The lush “Brave New World” looks outward, juxtaposing a smooth groove from Galucki and Hoons with heavy themes of social upheaval. The titular phrase, often used ironically, is presented here with utter earnestness, underscored by Broderick’s beautiful string arrangement. It’s one of three songs on Transitional Phase—along with back-to-back closers “A Perfect Storm” and “Egomaniacs”—that slowly transforms into a prayer. The chanted and sung lines might feel like nods to some of Nick’s favorite artists (including Alice Coltrane, George Harrison, Yamuna Devi), but they arrive on the album naturally. Delffs has long been fascinated with Hinduism, and was deeply inspired by his India trip. “Meditating and chanting are such constant parts of my life these days,” Delffs shares. “They came into this album like any other naturally flowing thought.”

 “Transitional Phase”, the towering title track at the album’s center, is a perfect marriage of two aesthetics. Delffs brings his vulnerable, misty-eyed self-examination to the collaboration; while Moore and Eriksson bring LAKE’s exacting, literate DIY Yacht funk. The result is transcendently, sonically free, like those particularly melodic moments spent with Peter Gabriel or Kate Bush. “In-between words and dreams, there’s only a line,” Delffs sings in seeming self-interrogation, “And you’ve crossed over it so many times.”

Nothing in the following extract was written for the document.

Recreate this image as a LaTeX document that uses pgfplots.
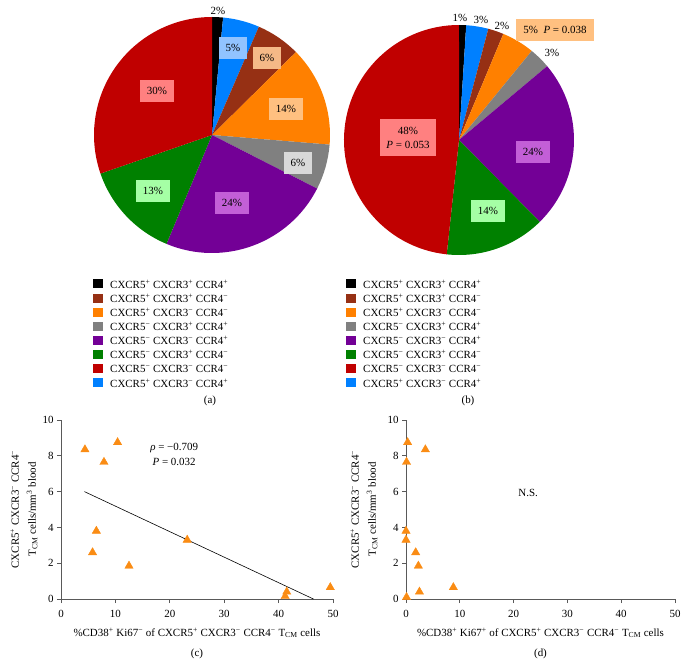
\documentclass[border=0pt]{standalone}
\usepackage{pgfplots}
\pgfplotsset{compat=1.18}
\usepackage{fontspec}
\setmainfont{Liberation Serif}

\definecolor{cBlack}{RGB}{0,0,0}
\definecolor{cBrown}{RGB}{150,48,20}
\definecolor{cOrange}{RGB}{255,128,0}
\definecolor{cGray}{RGB}{128,128,128}
\definecolor{cPurple}{RGB}{115,0,150}
\definecolor{cGreen}{RGB}{0,128,0}
\definecolor{cRed}{RGB}{192,0,0}
\definecolor{cBlue}{RGB}{0,128,255}
\definecolor{lBlue}{RGB}{145,195,255}
\definecolor{lPeach}{RGB}{245,185,135}
\definecolor{lOrange}{RGB}{255,192,128}
\definecolor{lGray}{RGB}{217,217,217}
\definecolor{lPurple}{RGB}{195,95,215}
\definecolor{lGreen}{RGB}{165,255,165}
\definecolor{lRed}{RGB}{255,128,128}
\definecolor{scat}{RGB}{250,140,20}

\newcommand\fs{\fontsize{11}{13}\selectfont}
% cx cy r start(%) end(%) colour
\newcommand\slice[6]{%
  \fill[#6] (axis cs:#1,#2) -- (axis cs:{#1+#3*cos(90-3.6*#4)},{#2+#3*sin(90-3.6*#4)})
    arc[start angle={90-3.6*#4}, end angle={90-3.6*#5}, radius=#3bp] -- cycle;}
\newcommand\lab[4]{\node[fill=#3, inner xsep=7bp, minimum height=22bp, font=\fs, align=center] at (axis cs:#1,#2) {#4};}
\newcommand\legrow[4]{%
  \fill[#3] (axis cs:#1,{#2-4.5}) rectangle (axis cs:{#1+9.5},{#2+4.5});
  \node[anchor=west, font=\fs, inner sep=0pt] at (axis cs:{#1+17},{#2}) {#4};}
\newcommand\pielegend[2]{%
  \legrow{#1}{#2}{cBlack}{CXCR5\textsuperscript{+} CXCR3\textsuperscript{+} CCR4\textsuperscript{+}}
  \legrow{#1}{#2-14.14}{cBrown}{CXCR5\textsuperscript{+} CXCR3\textsuperscript{+} CCR4\textsuperscript{−}}
  \legrow{#1}{#2-28.28}{cOrange}{CXCR5\textsuperscript{+} CXCR3\textsuperscript{−} CCR4\textsuperscript{−}}
  \legrow{#1}{#2-42.42}{cGray}{CXCR5\textsuperscript{−} CXCR3\textsuperscript{+} CCR4\textsuperscript{+}}
  \legrow{#1}{#2-56.56}{cPurple}{CXCR5\textsuperscript{−} CXCR3\textsuperscript{−} CCR4\textsuperscript{+}}
  \legrow{#1}{#2-70.7}{cGreen}{CXCR5\textsuperscript{−} CXCR3\textsuperscript{+} CCR4\textsuperscript{−}}
  \legrow{#1}{#2-84.84}{cRed}{CXCR5\textsuperscript{−} CXCR3\textsuperscript{−} CCR4\textsuperscript{−}}
  \legrow{#1}{#2-98.98}{cBlue}{CXCR5\textsuperscript{+} CXCR3\textsuperscript{−} CCR4\textsuperscript{+}}}

\pgfplotsset{scat/.style={
  scale only axis, height=179bp,
  xmin=0, xmax=50, ymin=0, ymax=10,
  axis lines=left, axis line style={-, draw=black!65, line width=0.8pt},
  xtick={0,10,...,50}, ytick={0,2,...,10},
  tick align=outside, major tick length=4bp,
  tick style={draw=black!65, line width=0.8pt},
  ticklabel style={font=\fs},
  xticklabel style={yshift=-4bp},
  /pgf/number format/assume math mode=true,
  label style={font=\fs},
  xlabel style={at={(axis description cs:0.5,0)}, yshift=-34bp, anchor=center},
  clip=false,
}}

\begin{document}
\begin{tikzpicture}
% ---------- pie charts (a) and (b) ----------
\begin{axis}[at={(0,0)}, anchor=south west, x=1bp, y=1bp, scale only axis,
  xmin=0, xmax=687, ymin=0, ymax=665, hide axis, clip=false]
% (a): percentages cumulated clockwise from top
\slice{212}{530}{118}{0}{1.5}{cBlack}
\slice{212}{530}{118}{1.5}{6.5}{cBlue}
\slice{212}{530}{118}{6.5}{12.6}{cBrown}
\slice{212}{530}{118}{12.6}{26.3}{cOrange}
\slice{212}{530}{118}{26.3}{32.5}{cGray}
\slice{212}{530}{118}{32.5}{56.3}{cPurple}
\slice{212}{530}{118}{56.3}{69.7}{cGreen}
\slice{212}{530}{118}{69.7}{100}{cRed}
\node[font=\fs] at (axis cs:218,654) {2\%};
\lab{233}{617}{lBlue}{5\%}
\lab{267}{607}{lPeach}{6\%}
\lab{286}{556}{lOrange}{14\%}
\lab{298}{502}{lGray}{6\%}
\lab{232}{462}{lPurple}{24\%}
\lab{153}{474}{lGreen}{13\%}
\lab{157}{574}{lRed}{30\%}
% (b)
\slice{459}{525}{115}{0}{1}{cBlack}
\slice{459}{525}{115}{1}{4.1}{cBlue}
\slice{459}{525}{115}{4.1}{6.3}{cBrown}
\slice{459}{525}{115}{6.3}{10.9}{cOrange}
\slice{459}{525}{115}{10.9}{13.9}{cGray}
\slice{459}{525}{115}{13.9}{37.6}{cPurple}
\slice{459}{525}{115}{37.6}{51.7}{cGreen}
\slice{459}{525}{115}{51.7}{100}{cRed}
\node[font=\fs] at (axis cs:460,647) {1\%};
\node[font=\fs] at (axis cs:481,645) {3\%};
\node[font=\fs] at (axis cs:502,639) {2\%};
\node[font=\fs] at (axis cs:552,612) {3\%};
\lab{555}{635}{lOrange}{5\%\enspace\textit{P} = 0.038}
\node[fill=lRed, minimum width=56bp, minimum height=37bp, font=\fontsize{11}{14}\selectfont, align=center] at (axis cs:408,527) {48\%\\\textit{P} = 0.053};
\lab{533}{513}{lPurple}{24\%}
\lab{488}{454}{lGreen}{14\%}
% legends
\pielegend{93}{381}
\pielegend{346}{381}
\node[font=\fs] at (axis cs:210,264) {(a)};
\node[font=\fs] at (axis cs:468,264) {(b)};
\end{axis}

% ---------- scatter (c) ----------
\begin{axis}[scat, width=272bp, at={(61bp,66bp)}, anchor=south west,
  ylabel style={at={(axis description cs:-0.136,0.5)}, anchor=center, align=center, font=\fontsize{11}{17}\selectfont},
  ylabel={CXCR5\textsuperscript{+} CXCR3\textsuperscript{−} CCR4\textsuperscript{−}\\T\textsubscript{CM} cells/mm\textsuperscript{3} blood},
  xlabel={\%CD38\textsuperscript{+} Ki67\textsuperscript{−} of CXCR5\textsuperscript{+} CXCR3\textsuperscript{−} CCR4\textsuperscript{−} T\textsubscript{CM} cells}]
\addplot[black, line width=0.6pt] coordinates {(4.3,6.0) (46.4,0)};
\addplot[only marks, mark=triangle*, mark size=4.8bp, color=scat] coordinates {
  (4.4,8.35) (10.4,8.75) (7.9,7.65) (6.5,3.8) (5.8,2.6)
  (12.5,1.85) (23.2,3.3) (41.5,0.4) (41.2,0.15) (49.5,0.65)};
\node[font=\fs] at (axis cs:20.8,8.44) {\textit{ρ} = −0.709};
\node[font=\fs] at (axis cs:20.8,7.65) {\textit{P} = 0.032};
\node[font=\fs] at (axis description cs:0.5,0) [yshift=-55bp] {(c)};
\end{axis}

% ---------- scatter (d) ----------
\begin{axis}[scat, width=269bp, at={(406bp,66bp)}, anchor=south west,
  ylabel style={at={(axis description cs:-0.156,0.5)}, anchor=center, align=center, font=\fontsize{11}{17}\selectfont},
  ylabel={CXCR5\textsuperscript{+} CXCR3\textsuperscript{−} CCR4\textsuperscript{−}\\T\textsubscript{CM} cells/mm\textsuperscript{3} blood},
  xlabel={\%CD38\textsuperscript{+} Ki67\textsuperscript{+} of CXCR5\textsuperscript{+} CXCR3\textsuperscript{−} CCR4\textsuperscript{−} T\textsubscript{CM} cells}]
\addplot[only marks, mark=triangle*, mark size=4.8bp, color=scat] coordinates {
  (0.3,8.75) (3.6,8.35) (0.1,7.65) (0.0,3.8) (0.0,3.3)
  (1.8,2.6) (2.3,1.85) (2.5,0.4) (8.8,0.65) (0.1,0.1)};
\node[font=\fs] at (axis cs:22.7,5.9) {N.S.};
\node[font=\fs] at (axis description cs:0.5,0) [yshift=-55bp] {(d)};
\end{axis}
\pgfresetboundingbox
\useasboundingbox (0,0) rectangle (687bp,665bp);
\end{tikzpicture}
\end{document}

The songs on Transitional Phase don’t just cross that line, they dance on it. If the distance between waking life and dreams was narrow on Delffs’ 2017 solo debut Redesign, it is almost imperceptible here. He sings (and speaks, and occasionally chants) about the changing tides of our shared troubled world and all the mysterious worlds within. He yearns and searches and remembers, and occasionally wishes he could forget. He finds faith and loses it. And when he can’t find that faith again, he admits on “Absence of Love Song” that he’ll wait “on and on and on and on for another chance.” Maybe that’s foolish. Or, as Delffs sings, “Maybe it’s today.”

Nick Delffs’ Transitional Phase is due out July 26th on Mama Bird Recording Co.